– Как так поп? – попы крестные имена нарекают, а не фамилии.
– Да ведь это все от одного и есть! Стал поп крестить и нарек Алфёр. Как отец с дядей разделились, наш двор и стали «Алферьев двор» звать.
– . Позвольте, – говорю, – да разве есть имя Алфёр?
– Как же! Дядю звали Вукол – от него пошли Вуколовы,[3] а от нашего отца, от Алфёра, стали Алферьевы.
– И что же… ваш отец… именинник бывал на Алфёра и причащался с этим именем?
– Как же! Именинник бывал четвертого августа, за день до Преображения, и причащался Алфёром на свое имя.
«Батюшки! сватушки! – думаю. – Выносите святые угодники!» За всех Алферьевых мне теперь вдруг стало больно и неловко. А что же значат все ученые изыскания моего геральдического деда?.. Мужик Алфёр так словно и проглотил итальянца Альфиери, да и размножиться ему по Руси было способнее, чем у себя дома…
Все это напомнило историю Тригопортов, и все вдруг как-то осермяжилось и стало совсем не то, чем представлялось в моем воображении до моей роковой встречи с господином «портново».
Но что такое сам Алфёр? Есть ли такое имя? Я не слыхал и не начитывал такого имени.
Я начал спрашивать об Алфёре у некоторых священников, но они, как принято у них, будучи заняты высокими вещами, никакими пустяками не занимаются и об Алфёрах ничего не знали.
Приехав в Москву, я взял «полный месяцеслов» (которого в русских церквах никогда не видал): Алфёра в месяцеслове нет, а зато есть девять Еливфериев, и одного из них праздник живет как раз 4 августа, то есть «за день до Преображения». Сей Еливферий – византиец, усекнутый мечом при Максимине, очевидно, и есть для нас Алфёр! И Еливферий персиянин, и Еливферий парижский, и все прочие Еливферии, которым даже «особливого дня нет», – для нас это всё Алфёры, и во имя их ходят мужики Алферьевы.
Вот тебе и весь секрет итальянского родословия Алферьевых открылся. И с той поры Алфёр мне стал ясен и прекрасен, и право его давать русским людям такую звучную фамилию, которой напрасно гордятся италианцы, – в моих глазах неоспоримо.

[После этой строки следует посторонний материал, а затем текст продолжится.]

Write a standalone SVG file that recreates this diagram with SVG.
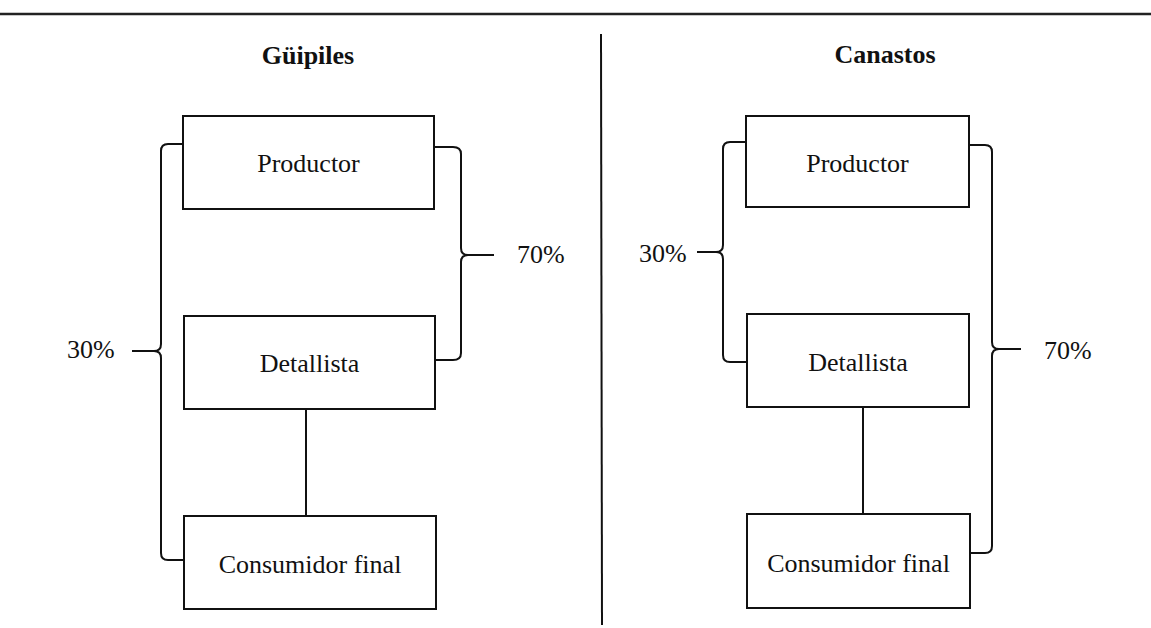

Месяцесловный Еливферий – это и есть наш бытовой Алфёр. Городищенский «портново» мне говорил умные и правдивые речи: ему «не могло быть иной фамилии». Детей Алфёра нельзя иначе назвать, как «дети Алферьевы», а потому они и правильно это имя себе навсегда «в сладостный дар получают».
Есть на юге фамилия Пранц. Многие из людей этой фамилии тоже считают себя за потомков иностранных выходцев, но, по-видимому, не все они все-таки довольны своею фамилиею и не прочь ее подправлять. Отсюда являются Принцы и Францевы. В существе фамилия Пранц есть чисто малороссийская, мужичья. Пранцов есть довольно в крестьянской среде. Пранец – это французская болячка. Пословица сулит неверному мужу «пранца», то есть французской заразы. Больной известной болезнью называется «пранцоватый» или «пранцовитый». Зложелательство говорит: «дай бог тебе пранца». Больное семейство называется «пранцюватые», или, короче, «пранцы». Вот вам и «иностранная фамилия», совершенно такого же происхождения, как Шелудяковы, Паршины или Коростовцевы.
Шелудяковы есть по купечеству, а Коростовцевы есть и дворяне, но Паршиных встречаешь только в крестьянстве – выше сейчас же начинается подправка, и являются Паншины и т. п.